A couple more things: If you haven’t watched any of Ken Robinson’s talks yet, they are also very funny. He comes across as very composed and personable. You can imagine having a chat with him. I think it would be a mistake to put this down as just being good at public speaking. He believed that we need to engage people’s hearts and minds, not just their brains. In that, he practiced what he preached. It’s what I’m currently trying to do with my YouTube videos and online discussions – to engage people in something more like a conversation, not just present them with a bunch of abstract words and ideas. I might never be as funny as Ken Robinson, but he inspires me to give it a go!

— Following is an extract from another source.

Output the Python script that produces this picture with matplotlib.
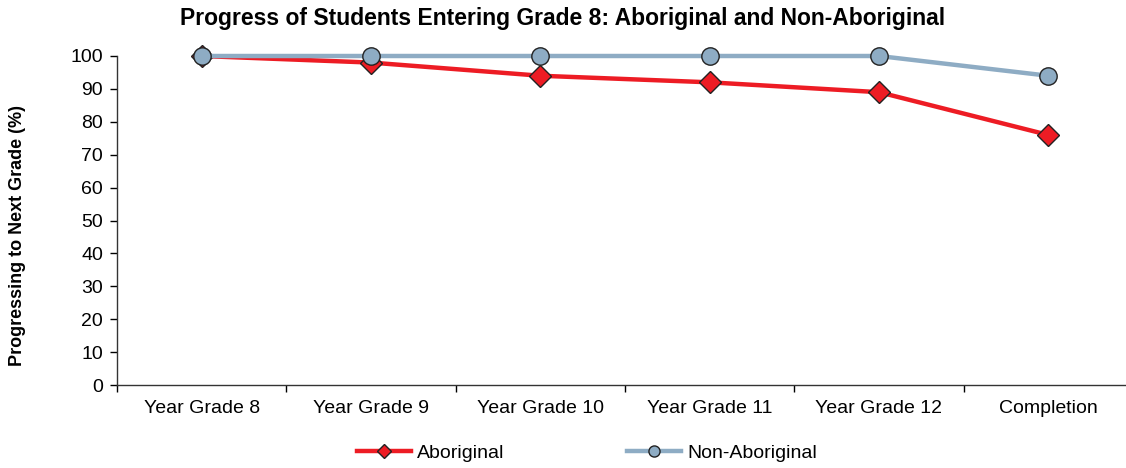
import matplotlib
matplotlib.use("Agg")
import matplotlib.pyplot as plt
from matplotlib.lines import Line2D

plt.rcParams['font.family'] = ['Liberation Sans', 'DejaVu Sans']

categories = ["Year Grade 8", "Year Grade 9", "Year Grade 10", "Year Grade 11", "Year Grade 12", "Completion"]
aboriginal = [100, 98, 94, 92, 89, 76]
non_aboriginal = [100, 100, 100, 100, 100, 94]
y_ticks = list(range(0, 101, 10))

red = "#ED1C24"
blue = "#8EACC4"
edge = "#222222"

fig = plt.figure(figsize=(11.26, 4.68), dpi=100)
ax = fig.add_axes([117/1126, 1-385/468, (1133-117)/1126, (385-56)/468])

x = list(range(len(categories)))
ax.plot(x, aboriginal, color=red, lw=3.2, marker="D", ms=11, mfc=red, mec=edge, mew=1.0,
        zorder=3, clip_on=False)
ax.plot(x, non_aboriginal, color=blue, lw=3.2, marker="o", ms=12.5, mfc=blue, mec=edge, mew=1.0,
        zorder=4, clip_on=False)

ax.set_xlim(-0.5, len(categories) - 0.5)
ax.set_ylim(0, 100)
ax.set_yticks(y_ticks)
ax.tick_params(axis='y', labelsize=14, length=5, width=1, direction='out', pad=5)
ax.set_xticks([i - 0.5 for i in range(len(categories) + 1)])
ax.set_xticklabels([])
ax.set_xticks(x, minor=True)
ax.set_xticklabels(categories, minor=True, fontsize=14)
ax.tick_params(axis='x', which='major', length=5, width=1, direction='out')
ax.tick_params(axis='x', which='minor', length=0, pad=11)
for s in ("top", "right"):
    ax.spines[s].set_visible(False)
for s in ("left", "bottom"):
    ax.spines[s].set_linewidth(1)
    ax.spines[s].set_color("#333333")

fig.text(18/1126, 1-236/468, "Progressing to Next Grade (%)", rotation=90,
         ha="center", va="center", fontsize=13, fontweight="bold")
fig.text(0.5, 1-18/468, "Progress of Students Entering Grade 8: Aboriginal and Non-Aboriginal",
         ha="center", va="center", fontsize=16.5, fontweight="bold")

handles = [
    Line2D([], [], color=red, lw=3.2, marker="D", ms=7, mfc=red, mec=edge, mew=1.0),
    Line2D([], [], color=blue, lw=3.2, marker="o", ms=8, mfc=blue, mec=edge, mew=1.0),
]
fig.legend(handles, ["Aboriginal", "Non-Aboriginal"], loc="center", bbox_to_anchor=(0.521, 1-453/468),
           ncol=2, frameon=False, fontsize=14, handlelength=2.8, handletextpad=0.3,
           columnspacing=6.3, borderaxespad=0)

fig.savefig("out.png", dpi=100)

Robinson’s work also inspires me to think about what my own talents might be. As I said already, I don’t really like the notion of talent. But there is a version of it I do find palatable – one that acknowledges we are all talented and in multiple ways. For me, I love thinking about abstract ideas. But I also love talking to people about stuff and learning from personal experience. What I love the most is combining these things – talking to people about abstract ideas that have had a profound impact on my own life. Thank you Ken, for giving me the inspiration and confidence to develop these talents and see where in the world it takes me.